In his first Supreme Court case in 2003, Cruz argued Texas shouldn't have to honor an agreement to improve health coverage for poor children. He lost 9-0.

The following year, Cruz implored the Supreme Court to uphold a 16-year prison sentence for a man convicted of stealing a calculator from Wal-Mart. The justices remanded the case to a lower court, which sentenced the man to time served.

The case Cruz most trumpets brought him to the Supreme Court twice and involved a Mexican national named Jose Ernesto Medellin.

Medellin was convicted of the rape and murder of 2 teenage girls in Houston in 1993, but wasn't notified of his right to contact Mexican diplomats upon arrest, as dictated by the 1963 Vienna Convention. The International Court of Justice ruled in 2004 that U.S. courts should review the convictions and sentences for Medellin and 50 other Mexican-born prisoners because of the treaty violation.

President George W. Bush directed state courts to review such cases, and Texas sued.

"It was an unusual circumstance," Cruz, who once worked for Bush's presidential campaign and administration, told The Associated Press in 2014. "Especially when the president was a Texan, was a Republican and was a friend."

The Supreme Court first sent the case back to state courts. Upon hearing it a second time, the justices sided with Texas 6-3 and Medellin was executed.

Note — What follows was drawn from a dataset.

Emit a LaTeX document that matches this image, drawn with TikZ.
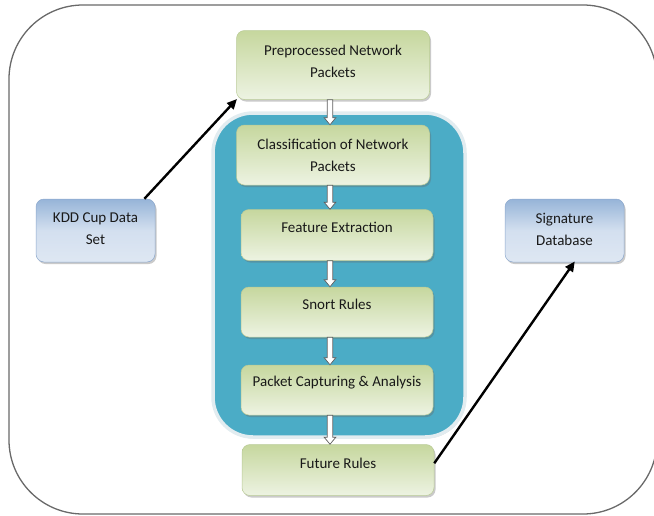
\documentclass[tikz,border=0pt]{standalone}
\usepackage{fontspec}
\setmainfont{Carlito}
\usetikzlibrary{shadows,calc,arrows.meta}
\definecolor{tealbox}{RGB}{75,172,198}
\definecolor{tealedge}{RGB}{226,236,240}
\definecolor{gdark}{RGB}{198,215,158}
\definecolor{glight}{RGB}{237,243,226}
\definecolor{gedge}{RGB}{185,202,150}
\definecolor{bdark}{RGB}{150,180,216}
\definecolor{blight}{RGB}{222,231,243}
\definecolor{bedge}{RGB}{140,168,205}
\definecolor{framegray}{RGB}{105,105,105}
\definecolor{arrowgray}{RGB}{95,95,95}
\definecolor{txtc}{RGB}{25,25,25}
\begin{document}
\begin{tikzpicture}[x=1pt,y=-1pt,
  txt/.style={font=\fontsize{15}{22}\selectfont, text=txtc, align=center},
  shadowed/.style={drop shadow={shadow xshift=1.5pt, shadow yshift=-2pt, opacity=0.35, fill=black!60}},
  gbox/.style={shadowed, rectangle, rounded corners=8pt, draw=gedge, line width=0.5pt,
    top color=gdark, bottom color=glight, minimum width=192pt, inner sep=0pt},
  bbox/.style={shadowed, rectangle, rounded corners=8pt, draw=bedge, line width=0.5pt,
    top color=bdark, bottom color=blight, middle color=blight!85!bdark, minimum width=119pt, minimum height=63pt, inner sep=0pt},
  hollow/.style={draw=arrowgray, fill=white, line width=0.7pt, line join=miter,
    to path={let \p1=(\tikztostart), \p2=(\tikztotarget) in
      (\x1+#1-2.8pt,\y1) -- (\x1+#1-2.8pt,\y2+7pt) -- (\x1+#1-5.8pt,\y2+7pt) -- (\x1+#1,\y2)
      -- (\x1+#1+5.8pt,\y2+7pt) -- (\x1+#1+2.8pt,\y2+7pt) -- (\x1+#1+2.8pt,\y1) -- cycle}},
  blk/.style={draw=black, line width=2.4pt, -{Triangle[length=10pt,width=9pt]}, shorten >=-1pt}
]
\useasboundingbox (0,0) rectangle (654,515);
% outer frame (right side runs just beyond the page edge)
\begin{scope}
\clip (0,0) rectangle (654,515);
\draw[framegray, line width=1.3pt, rounded corners=74pt] (657,150) -- (657,5) -- (9,5) -- (9,514) -- (657,514) -- (657,380);
\end{scope}
% container
\node[drop shadow={shadow xshift=1pt, shadow yshift=-1.5pt, opacity=0.3}, rectangle, rounded corners=40pt, fill=tealbox, draw=tealedge, line width=3.5pt,
  minimum width=252pt, minimum height=324pt] (cont) at (339,275) {};
% boxes
\node[gbox, minimum width=193pt, minimum height=69pt,
  label={[txt, yshift=3.5pt]center:Preprocessed Network\\Packets}] (pre) at (333,65) {};
\node[gbox, minimum width=193pt, minimum height=60pt,
  label={[txt]center:Classification of Network\\Packets}] (cls) at (333,155) {};
\node[gbox, minimum height=51pt,
  label={[txt, yshift=7.5pt]center:Feature Extraction}] (fe) at (337,235) {};
\node[gbox, minimum height=50pt,
  label={[txt, yshift=8pt]center:Snort Rules}] (sn) at (337,312) {};
\node[gbox, minimum height=50pt,
  label={[txt, yshift=7pt]center:Packet Capturing \& Analysis}] (pca) at (337,390) {};
\node[gbox, minimum height=51pt,
  label={[txt, yshift=7pt]center:Future Rules}] (fr) at (338,470) {};
\node[bbox, label={[txt, yshift=1.5pt]center:KDD Cup Data\\Set}] (kdd) at (95.5,230.5) {};
\node[bbox, label={[txt, yshift=1.5pt]center:Signature\\Database}] (sig) at (564.5,230.5) {};
% hollow arrows
\draw[hollow=-3pt] (pre.south) to (cls.north);
\draw[hollow=-3pt] (cls.south) to (fe.north);
\draw[hollow=-7pt] (fe.south) to (sn.north);
\draw[hollow=-7pt] (sn.south) to (pca.north);
\draw[hollow=-7pt] (pca.south) to (fr.north);
% black arrows
\draw[blk] (kdd.33) -- (pre.south west);
\draw[blk] (fr.4) -- (sig.287);
\end{tikzpicture}
\end{document}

In 2006, Cruz defended congressional redistricting maps drawn by Texas' GOP-controlled Legislature. The Supreme Court didn't declare them unconstitutional, despite claims they deliberately dispersed the voting power of the state's growing Hispanic population. But it did rule that a sprawling South Texas congressional district had to be redrawn.

2 more Cruz Supreme Court arguments came in 2007 and involved the death penalty.

Cruz argued a man convicted of killing a former Taco Bell co-worker should be executed despite the jury not being instructed to consider several factors, including his having been abused as a child. Cruz also defended the death sentence of a killer whose schizophrenia meant he might not be able to understand why he was being executed. He lost both 5-4.

Cruz also lost 5-4 his final case as solicitor general, an unsuccessful defense of states' imposing the death penalty in cases of child rape. It originated in Louisiana, but Cruz served as lead attorney for 10 states.

In his filings, Cruz overlooked that in 2006, Congress had modified the military's justice code to add child rape as a crime punishable by death. He was so worried that The New York Times would write that his office "screwed up by not finding" that statue that he wrote to another attorney via email: "Would love to have some sort of response, so we don't look silly."